# Brief
Without the pictures, return all of the material exactly as written.

# Recorded information
# # #

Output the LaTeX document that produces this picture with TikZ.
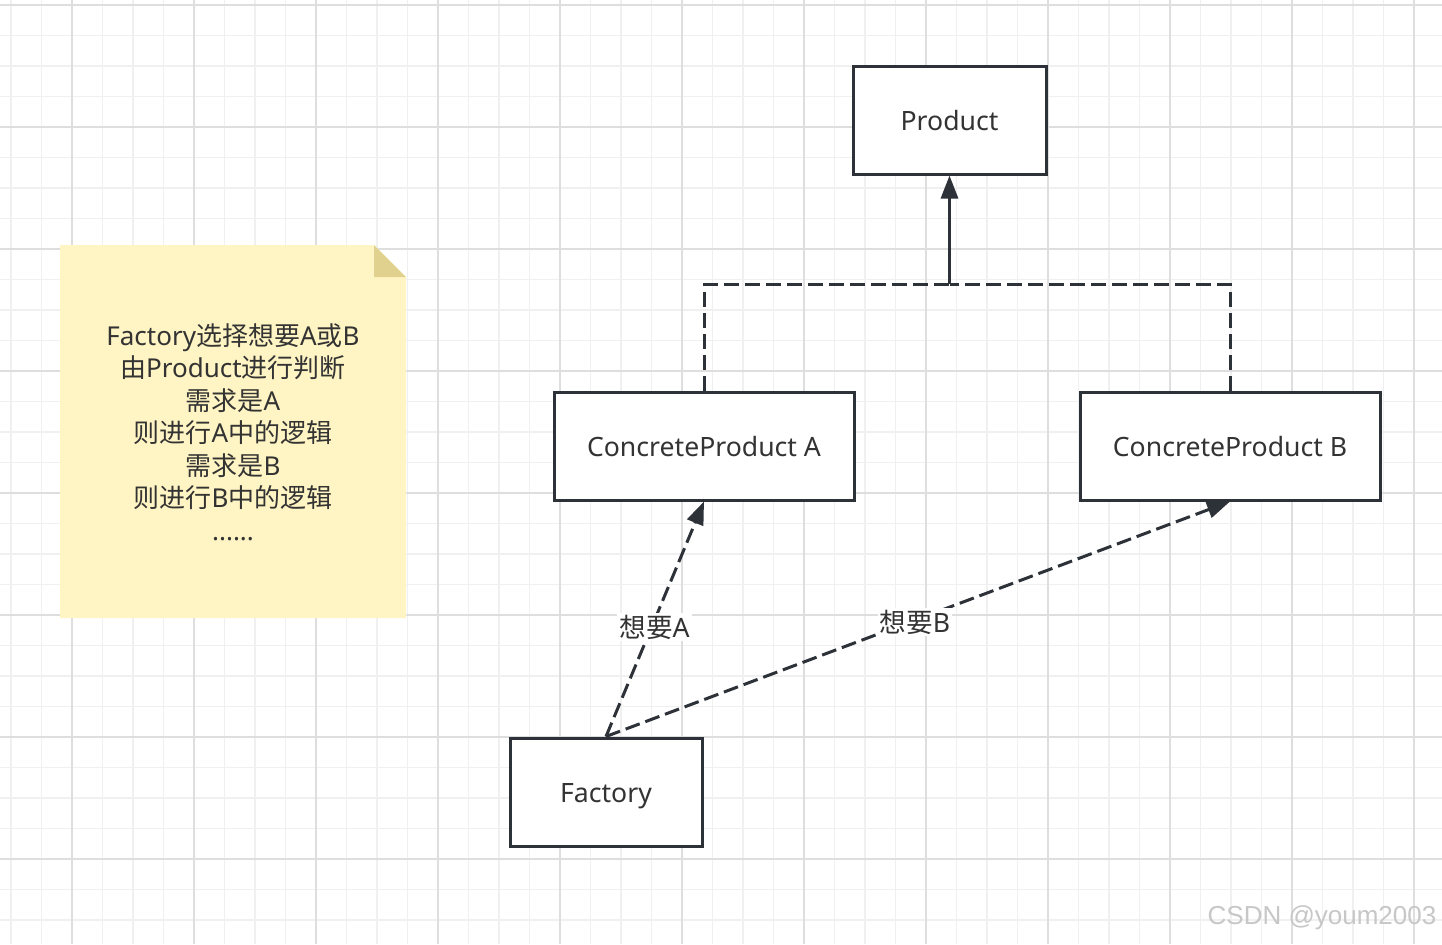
\documentclass[tikz,border=0pt]{standalone}
\usepackage{fontspec}
\setmainfont{Noto Sans}
\newfontfamily\cjkfont{Noto Sans CJK SC}
\newfontfamily\wmfont{Liberation Sans}
\newcommand{\zhtext}[1]{{\cjkfont #1}}
\usetikzlibrary{arrows.meta}

\definecolor{ink}{RGB}{45,50,56}
\definecolor{txt}{RGB}{51,51,51}
\definecolor{gridminor}{RGB}{240,240,240}
\definecolor{gridmajor}{RGB}{222,222,222}
\definecolor{notefill}{RGB}{255,244,195}
\definecolor{notefold}{RGB}{224,209,143}

\begin{document}
\begin{tikzpicture}[x=0.5pt,y=-0.5pt,
  every node/.style={text=txt, font=\fontsize{13}{16.25}\selectfont},
  box/.style={draw=ink, line width=1.5pt, fill=white, inner sep=0pt,
    minimum height=54pt, font=\fontsize{13.3}{16}\selectfont,
    text height=10.1pt, text depth=0pt},
  dashline/.style={draw=ink, line width=1.5pt, dash pattern=on 7.5pt off 3pt},
  tipline/.style={-{Triangle[length=11.5pt,width=8.5pt]}},
  edgelabel/.style={fill=white, inner sep=1pt, font=\fontsize{13.3}{16}\selectfont},
]
% page and background
\useasboundingbox (0,0) rectangle (1442,944);
\fill[white] (0,0) rectangle (1442,944);

% grid
\foreach \i in {0,...,47}
  \draw[gridminor, line width=0.9pt] ({11+30.5*\i},0) -- ({11+30.5*\i},944);
\foreach \i in {0,...,31}
  \draw[gridminor, line width=0.9pt] (0,{5+30.5*\i}) -- (1442,{5+30.5*\i});
\foreach \i in {0,...,11}
  \draw[gridmajor, line width=0.9pt] ({72+122*\i},0) -- ({72+122*\i},944);
\foreach \i in {0,...,7}
  \draw[gridmajor, line width=0.9pt] (0,{5+122*\i}) -- (1442,{5+122*\i});

% sticky note
\fill[notefill] (60,245) -- (374,245) -- (406,277) -- (406,618) -- (60,618) -- cycle;
\fill[notefold] (374,245) -- (374,277) -- (406,277) -- cycle;
\node[align=center, inner sep=0pt] (note) at (233,432) {%
  Factory\zhtext{选择想要}A\zhtext{或}B\\
  \zhtext{由}Product\zhtext{进行判断}\\
  \zhtext{需求是}A\\
  \zhtext{则进行}A\zhtext{中的逻辑}\\
  \zhtext{需求是}B\\
  \zhtext{则进行}B\zhtext{中的逻辑}\\
  ......};

% classes
\node[box, minimum width=96.5pt] (P) at (949.5,120) {Product};
\node[box, minimum width=150pt] (A) at (704,446) {ConcreteProduct A};
\node[box, minimum width=150pt] (B) at (1230,446) {ConcreteProduct B};
\node[box, minimum width=96pt] (F) at (606,792) {Factory};

% realisation edges
\coordinate (j) at (949.5,284);
\draw[dashline] (A.north) |- (j);
\draw[dashline] (B.north) |- (j);
\draw[draw=ink, line width=1.5pt, tipline] (j) -- (P.south);

% dependency edges
\draw[dashline, tipline] (F.north) -- node[pos=0.465, xshift=1.5pt, edgelabel] {\zhtext{想要}A} (A.south);
\draw[dashline, tipline] (F.north) -- node[pos=0.495, yshift=-1pt, edgelabel] {\zhtext{想要}B} (B.south);

% watermark
\node[text=black!22, font=\wmfont\fontsize{13}{13}\selectfont] (wm) at (1322,918) {CSDN @youm2003};
\end{tikzpicture}
\end{document}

# # #

# The output
Output the LaTeX document that produces this picture with TikZ.
\documentclass[tikz,border=0pt]{standalone}
\usepackage{fontspec}
\setmainfont{Noto Sans}
\newfontfamily\cjkfont{Noto Sans CJK SC}
\newfontfamily\wmfont{Liberation Sans}
\newcommand{\zhtext}[1]{{\cjkfont #1}}
\usetikzlibrary{arrows.meta}

\definecolor{ink}{RGB}{45,50,56}
\definecolor{txt}{RGB}{51,51,51}
\definecolor{gridminor}{RGB}{240,240,240}
\definecolor{gridmajor}{RGB}{222,222,222}
\definecolor{notefill}{RGB}{255,244,195}
\definecolor{notefold}{RGB}{224,209,143}

\begin{document}
\begin{tikzpicture}[x=0.5pt,y=-0.5pt,
  every node/.style={text=txt, font=\fontsize{13}{16.25}\selectfont},
  box/.style={draw=ink, line width=1.5pt, fill=white, inner sep=0pt,
    minimum height=54pt, font=\fontsize{13.3}{16}\selectfont,
    text height=10.1pt, text depth=0pt},
  dashline/.style={draw=ink, line width=1.5pt, dash pattern=on 7.5pt off 3pt},
  tipline/.style={-{Triangle[length=11.5pt,width=8.5pt]}},
  edgelabel/.style={fill=white, inner sep=1pt, font=\fontsize{13.3}{16}\selectfont},
]
% page and background
\useasboundingbox (0,0) rectangle (1442,944);
\fill[white] (0,0) rectangle (1442,944);

% grid
\foreach \i in {0,...,47}
  \draw[gridminor, line width=0.9pt] ({11+30.5*\i},0) -- ({11+30.5*\i},944);
\foreach \i in {0,...,31}
  \draw[gridminor, line width=0.9pt] (0,{5+30.5*\i}) -- (1442,{5+30.5*\i});
\foreach \i in {0,...,11}
  \draw[gridmajor, line width=0.9pt] ({72+122*\i},0) -- ({72+122*\i},944);
\foreach \i in {0,...,7}
  \draw[gridmajor, line width=0.9pt] (0,{5+122*\i}) -- (1442,{5+122*\i});

% sticky note
\fill[notefill] (60,245) -- (374,245) -- (406,277) -- (406,618) -- (60,618) -- cycle;
\fill[notefold] (374,245) -- (374,277) -- (406,277) -- cycle;
\node[align=center, inner sep=0pt] (note) at (233,432) {%
  Factory\zhtext{选择想要}A\zhtext{或}B\\
  \zhtext{由}Product\zhtext{进行判断}\\
  \zhtext{需求是}A\\
  \zhtext{则进行}A\zhtext{中的逻辑}\\
  \zhtext{需求是}B\\
  \zhtext{则进行}B\zhtext{中的逻辑}\\
  ......};

% classes
\node[box, minimum width=96.5pt] (P) at (949.5,120) {Product};
\node[box, minimum width=150pt] (A) at (704,446) {ConcreteProduct A};
\node[box, minimum width=150pt] (B) at (1230,446) {ConcreteProduct B};
\node[box, minimum width=96pt] (F) at (606,792) {Factory};

% realisation edges
\coordinate (j) at (949.5,284);
\draw[dashline] (A.north) |- (j);
\draw[dashline] (B.north) |- (j);
\draw[draw=ink, line width=1.5pt, tipline] (j) -- (P.south);

% dependency edges
\draw[dashline, tipline] (F.north) -- node[pos=0.465, xshift=1.5pt, edgelabel] {\zhtext{想要}A} (A.south);
\draw[dashline, tipline] (F.north) -- node[pos=0.495, yshift=-1pt, edgelabel] {\zhtext{想要}B} (B.south);

% watermark
\node[text=black!22, font=\wmfont\fontsize{13}{13}\selectfont] (wm) at (1322,918) {CSDN @youm2003};
\end{tikzpicture}
\end{document}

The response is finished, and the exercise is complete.